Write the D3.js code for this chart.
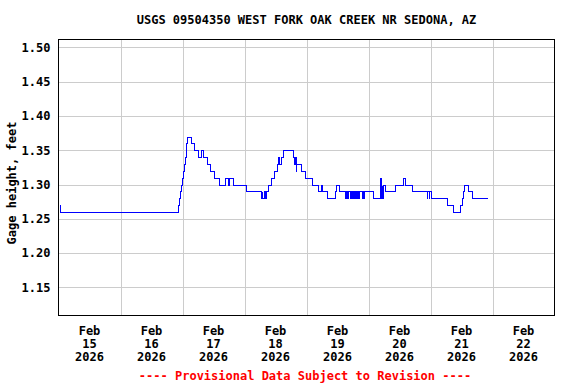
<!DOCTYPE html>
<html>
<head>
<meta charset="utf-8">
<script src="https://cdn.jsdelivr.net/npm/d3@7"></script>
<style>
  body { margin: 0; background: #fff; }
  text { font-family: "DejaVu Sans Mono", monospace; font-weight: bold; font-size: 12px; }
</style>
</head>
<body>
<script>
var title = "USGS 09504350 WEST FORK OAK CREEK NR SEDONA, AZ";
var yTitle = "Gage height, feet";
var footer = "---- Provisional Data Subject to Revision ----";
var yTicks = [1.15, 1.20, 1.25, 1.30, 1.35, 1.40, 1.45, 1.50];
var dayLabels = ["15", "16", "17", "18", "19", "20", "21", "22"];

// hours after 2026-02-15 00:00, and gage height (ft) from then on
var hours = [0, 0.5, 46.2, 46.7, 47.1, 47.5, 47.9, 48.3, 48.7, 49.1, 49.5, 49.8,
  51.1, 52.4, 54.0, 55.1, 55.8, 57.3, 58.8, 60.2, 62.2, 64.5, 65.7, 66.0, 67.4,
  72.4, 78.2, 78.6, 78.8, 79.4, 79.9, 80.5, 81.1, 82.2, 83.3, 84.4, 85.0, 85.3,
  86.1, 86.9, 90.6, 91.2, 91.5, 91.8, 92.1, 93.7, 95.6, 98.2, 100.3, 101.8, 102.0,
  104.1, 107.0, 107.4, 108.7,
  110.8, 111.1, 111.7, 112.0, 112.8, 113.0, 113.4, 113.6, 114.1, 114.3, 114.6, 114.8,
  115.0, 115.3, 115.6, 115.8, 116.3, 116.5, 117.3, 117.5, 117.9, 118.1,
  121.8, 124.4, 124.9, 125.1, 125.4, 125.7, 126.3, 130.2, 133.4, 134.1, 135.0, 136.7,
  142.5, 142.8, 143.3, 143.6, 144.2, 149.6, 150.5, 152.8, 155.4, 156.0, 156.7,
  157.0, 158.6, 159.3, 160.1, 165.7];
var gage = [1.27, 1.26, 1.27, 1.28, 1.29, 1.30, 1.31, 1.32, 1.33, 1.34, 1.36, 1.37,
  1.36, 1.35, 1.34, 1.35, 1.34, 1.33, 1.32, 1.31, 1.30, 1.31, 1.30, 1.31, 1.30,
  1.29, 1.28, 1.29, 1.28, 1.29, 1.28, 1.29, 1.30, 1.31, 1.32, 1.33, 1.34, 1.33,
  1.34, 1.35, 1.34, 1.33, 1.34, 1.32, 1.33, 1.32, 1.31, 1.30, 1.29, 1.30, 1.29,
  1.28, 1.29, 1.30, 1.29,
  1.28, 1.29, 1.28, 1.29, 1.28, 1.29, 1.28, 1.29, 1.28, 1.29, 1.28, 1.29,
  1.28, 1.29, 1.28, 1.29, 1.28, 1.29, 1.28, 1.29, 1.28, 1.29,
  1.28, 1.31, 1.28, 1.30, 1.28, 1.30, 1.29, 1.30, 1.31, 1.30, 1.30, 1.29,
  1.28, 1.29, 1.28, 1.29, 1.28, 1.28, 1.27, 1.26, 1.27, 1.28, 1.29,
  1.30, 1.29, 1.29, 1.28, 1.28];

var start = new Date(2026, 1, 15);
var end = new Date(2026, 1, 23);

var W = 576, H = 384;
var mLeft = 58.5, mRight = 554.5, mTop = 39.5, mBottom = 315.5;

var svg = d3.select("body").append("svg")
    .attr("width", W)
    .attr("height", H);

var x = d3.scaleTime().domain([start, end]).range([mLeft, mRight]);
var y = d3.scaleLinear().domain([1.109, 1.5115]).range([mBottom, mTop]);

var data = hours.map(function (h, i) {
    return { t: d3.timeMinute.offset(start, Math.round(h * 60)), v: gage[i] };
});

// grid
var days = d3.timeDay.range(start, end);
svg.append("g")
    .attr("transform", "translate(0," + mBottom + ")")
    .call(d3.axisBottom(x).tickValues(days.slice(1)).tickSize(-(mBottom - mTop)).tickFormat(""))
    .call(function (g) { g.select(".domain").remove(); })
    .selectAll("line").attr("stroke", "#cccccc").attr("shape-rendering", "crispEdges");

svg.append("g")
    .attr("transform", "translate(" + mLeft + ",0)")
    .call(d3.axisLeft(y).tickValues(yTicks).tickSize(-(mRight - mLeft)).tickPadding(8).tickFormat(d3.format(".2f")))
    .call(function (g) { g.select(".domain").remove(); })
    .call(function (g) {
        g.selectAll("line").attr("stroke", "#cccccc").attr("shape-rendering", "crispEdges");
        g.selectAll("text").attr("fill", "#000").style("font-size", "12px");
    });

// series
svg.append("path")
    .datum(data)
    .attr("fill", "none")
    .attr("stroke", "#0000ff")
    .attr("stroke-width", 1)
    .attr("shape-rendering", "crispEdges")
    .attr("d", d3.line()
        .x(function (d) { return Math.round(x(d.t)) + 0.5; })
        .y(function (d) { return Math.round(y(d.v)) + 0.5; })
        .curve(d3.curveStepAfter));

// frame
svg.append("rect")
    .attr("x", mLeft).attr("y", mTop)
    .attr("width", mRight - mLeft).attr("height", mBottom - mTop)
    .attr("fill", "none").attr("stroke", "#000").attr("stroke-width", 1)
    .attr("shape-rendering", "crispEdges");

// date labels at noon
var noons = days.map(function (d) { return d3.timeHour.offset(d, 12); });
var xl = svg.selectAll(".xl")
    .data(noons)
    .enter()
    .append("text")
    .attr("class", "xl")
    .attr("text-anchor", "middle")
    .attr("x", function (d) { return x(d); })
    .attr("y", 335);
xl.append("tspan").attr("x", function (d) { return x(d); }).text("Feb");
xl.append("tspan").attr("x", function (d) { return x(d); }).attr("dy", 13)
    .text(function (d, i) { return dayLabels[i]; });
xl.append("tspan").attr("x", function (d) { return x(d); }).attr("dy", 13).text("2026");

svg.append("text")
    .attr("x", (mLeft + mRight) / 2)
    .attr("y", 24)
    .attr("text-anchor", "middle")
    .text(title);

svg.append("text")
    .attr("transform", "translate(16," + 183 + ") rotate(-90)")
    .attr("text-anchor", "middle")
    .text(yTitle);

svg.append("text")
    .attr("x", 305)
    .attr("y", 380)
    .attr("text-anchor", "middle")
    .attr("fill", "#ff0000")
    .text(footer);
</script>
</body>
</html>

+ + + + + + +

Exercise requirements: Pictures in the data above should not be copied; transcribe everything else exactly.

Response to the task:
Write the D3.js code for this chart.
<!DOCTYPE html>
<html>
<head>
<meta charset="utf-8">
<script src="https://cdn.jsdelivr.net/npm/d3@7"></script>
<style>
  body { margin: 0; background: #fff; }
  text { font-family: "DejaVu Sans Mono", monospace; font-weight: bold; font-size: 12px; }
</style>
</head>
<body>
<script>
var title = "USGS 09504350 WEST FORK OAK CREEK NR SEDONA, AZ";
var yTitle = "Gage height, feet";
var footer = "---- Provisional Data Subject to Revision ----";
var yTicks = [1.15, 1.20, 1.25, 1.30, 1.35, 1.40, 1.45, 1.50];
var dayLabels = ["15", "16", "17", "18", "19", "20", "21", "22"];

// hours after 2026-02-15 00:00, and gage height (ft) from then on
var hours = [0, 0.5, 46.2, 46.7, 47.1, 47.5, 47.9, 48.3, 48.7, 49.1, 49.5, 49.8,
  51.1, 52.4, 54.0, 55.1, 55.8, 57.3, 58.8, 60.2, 62.2, 64.5, 65.7, 66.0, 67.4,
  72.4, 78.2, 78.6, 78.8, 79.4, 79.9, 80.5, 81.1, 82.2, 83.3, 84.4, 85.0, 85.3,
  86.1, 86.9, 90.6, 91.2, 91.5, 91.8, 92.1, 93.7, 95.6, 98.2, 100.3, 101.8, 102.0,
  104.1, 107.0, 107.4, 108.7,
  110.8, 111.1, 111.7, 112.0, 112.8, 113.0, 113.4, 113.6, 114.1, 114.3, 114.6, 114.8,
  115.0, 115.3, 115.6, 115.8, 116.3, 116.5, 117.3, 117.5, 117.9, 118.1,
  121.8, 124.4, 124.9, 125.1, 125.4, 125.7, 126.3, 130.2, 133.4, 134.1, 135.0, 136.7,
  142.5, 142.8, 143.3, 143.6, 144.2, 149.6, 150.5, 152.8, 155.4, 156.0, 156.7,
  157.0, 158.6, 159.3, 160.1, 165.7];
var gage = [1.27, 1.26, 1.27, 1.28, 1.29, 1.30, 1.31, 1.32, 1.33, 1.34, 1.36, 1.37,
  1.36, 1.35, 1.34, 1.35, 1.34, 1.33, 1.32, 1.31, 1.30, 1.31, 1.30, 1.31, 1.30,
  1.29, 1.28, 1.29, 1.28, 1.29, 1.28, 1.29, 1.30, 1.31, 1.32, 1.33, 1.34, 1.33,
  1.34, 1.35, 1.34, 1.33, 1.34, 1.32, 1.33, 1.32, 1.31, 1.30, 1.29, 1.30, 1.29,
  1.28, 1.29, 1.30, 1.29,
  1.28, 1.29, 1.28, 1.29, 1.28, 1.29, 1.28, 1.29, 1.28, 1.29, 1.28, 1.29,
  1.28, 1.29, 1.28, 1.29, 1.28, 1.29, 1.28, 1.29, 1.28, 1.29,
  1.28, 1.31, 1.28, 1.30, 1.28, 1.30, 1.29, 1.30, 1.31, 1.30, 1.30, 1.29,
  1.28, 1.29, 1.28, 1.29, 1.28, 1.28, 1.27, 1.26, 1.27, 1.28, 1.29,
  1.30, 1.29, 1.29, 1.28, 1.28];

var start = new Date(2026, 1, 15);
var end = new Date(2026, 1, 23);

var W = 576, H = 384;
var mLeft = 58.5, mRight = 554.5, mTop = 39.5, mBottom = 315.5;

var svg = d3.select("body").append("svg")
    .attr("width", W)
    .attr("height", H);

var x = d3.scaleTime().domain([start, end]).range([mLeft, mRight]);
var y = d3.scaleLinear().domain([1.109, 1.5115]).range([mBottom, mTop]);

var data = hours.map(function (h, i) {
    return { t: d3.timeMinute.offset(start, Math.round(h * 60)), v: gage[i] };
});

// grid
var days = d3.timeDay.range(start, end);
svg.append("g")
    .attr("transform", "translate(0," + mBottom + ")")
    .call(d3.axisBottom(x).tickValues(days.slice(1)).tickSize(-(mBottom - mTop)).tickFormat(""))
    .call(function (g) { g.select(".domain").remove(); })
    .selectAll("line").attr("stroke", "#cccccc").attr("shape-rendering", "crispEdges");

svg.append("g")
    .attr("transform", "translate(" + mLeft + ",0)")
    .call(d3.axisLeft(y).tickValues(yTicks).tickSize(-(mRight - mLeft)).tickPadding(8).tickFormat(d3.format(".2f")))
    .call(function (g) { g.select(".domain").remove(); })
    .call(function (g) {
        g.selectAll("line").attr("stroke", "#cccccc").attr("shape-rendering", "crispEdges");
        g.selectAll("text").attr("fill", "#000").style("font-size", "12px");
    });

// series
svg.append("path")
    .datum(data)
    .attr("fill", "none")
    .attr("stroke", "#0000ff")
    .attr("stroke-width", 1)
    .attr("shape-rendering", "crispEdges")
    .attr("d", d3.line()
        .x(function (d) { return Math.round(x(d.t)) + 0.5; })
        .y(function (d) { return Math.round(y(d.v)) + 0.5; })
        .curve(d3.curveStepAfter));

// frame
svg.append("rect")
    .attr("x", mLeft).attr("y", mTop)
    .attr("width", mRight - mLeft).attr("height", mBottom - mTop)
    .attr("fill", "none").attr("stroke", "#000").attr("stroke-width", 1)
    .attr("shape-rendering", "crispEdges");

// date labels at noon
var noons = days.map(function (d) { return d3.timeHour.offset(d, 12); });
var xl = svg.selectAll(".xl")
    .data(noons)
    .enter()
    .append("text")
    .attr("class", "xl")
    .attr("text-anchor", "middle")
    .attr("x", function (d) { return x(d); })
    .attr("y", 335);
xl.append("tspan").attr("x", function (d) { return x(d); }).text("Feb");
xl.append("tspan").attr("x", function (d) { return x(d); }).attr("dy", 13)
    .text(function (d, i) { return dayLabels[i]; });
xl.append("tspan").attr("x", function (d) { return x(d); }).attr("dy", 13).text("2026");

svg.append("text")
    .attr("x", (mLeft + mRight) / 2)
    .attr("y", 24)
    .attr("text-anchor", "middle")
    .text(title);

svg.append("text")
    .attr("transform", "translate(16," + 183 + ") rotate(-90)")
    .attr("text-anchor", "middle")
    .text(yTitle);

svg.append("text")
    .attr("x", 305)
    .attr("y", 380)
    .attr("text-anchor", "middle")
    .attr("fill", "#ff0000")
    .text(footer);
</script>
</body>
</html>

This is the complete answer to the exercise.